The blowers necessarily must be placed at the front of the exchanger in order to direct the heated air out into the room. This placement of the blower interferes with the operation of the vents on the draft hood, i.e., the blower is directing air out into the room and the vent is drawing air from the room. Thus, the increase in velocity created by the blower decreases the pressure in front of the vent, thereby decreasing the amount of air drawn in through the vents. These redirecting blowers are to be distinguished from the fans of forced air type furnaces, which are generally much more powerful and usually force air downward over the exchangers and out of the bottom of the unit into the room.

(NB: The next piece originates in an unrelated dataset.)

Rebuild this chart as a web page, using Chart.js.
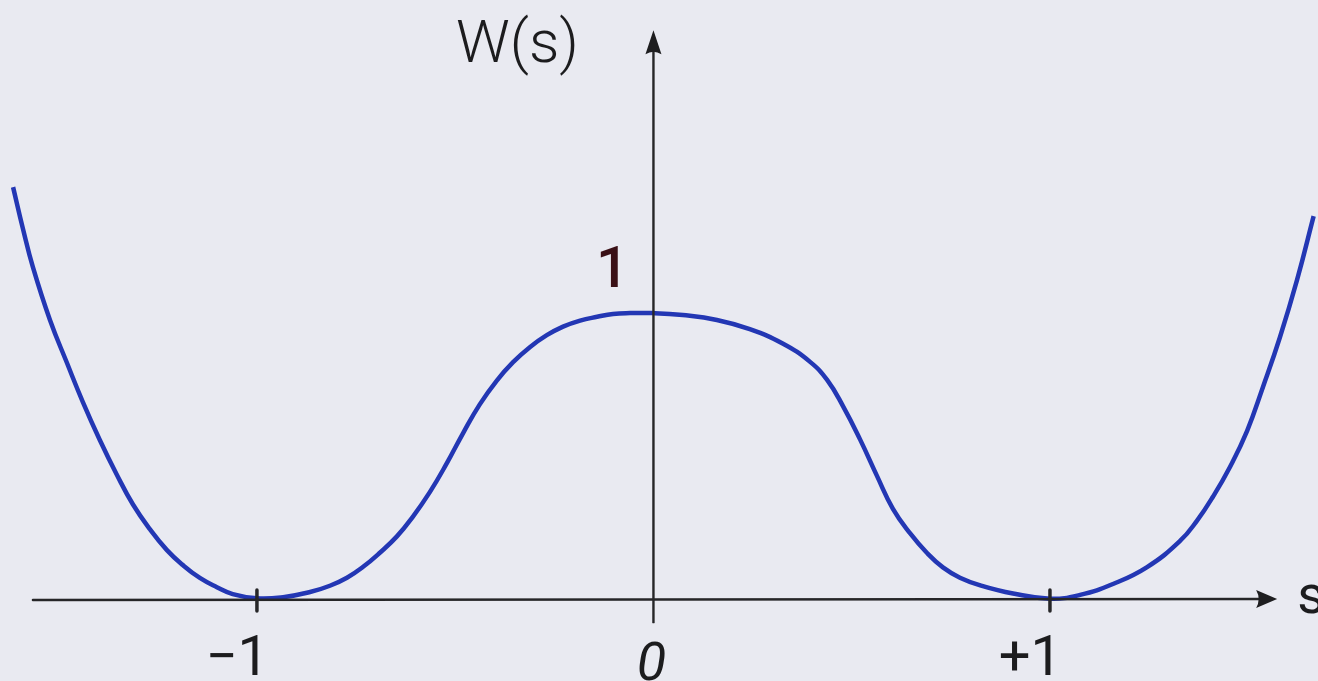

In recent years, a further requirement involving conservation of energy has been governmentally mandated. This was primarily imposed with respect to forced air, central, gas heating systems, but the regulations have been extended to be applicable as well to wall furnaces. The 70% thermal efficiency ratings of current commercial wall furnaces barely satisfy this requirement. The Department of Energy was to determine by January 1992 whether efficiency requirements were to be increased. Although the Department of Energy has not yet acted, it is anticipated that more stringent requirements may be proposed. It is expected that current wall furnaces will not meet a more stringent efficiency requirement, since most barely meet current requirements.
Thus, a need exists for an improved heat exchanger for a wall furnace that will improve efficiency, conserve energy and meet the various standards anticipated. The standards must be met based on a gravity flow system, i.e., without the use of a blower to circulate room air or a fan to induce draft for the combustion process. Of course, blowers can be used to further increase the efficiency of the furnace. Further, any such improvement must also be practical and inexpensive in order to be competitive from a marketing standpoint.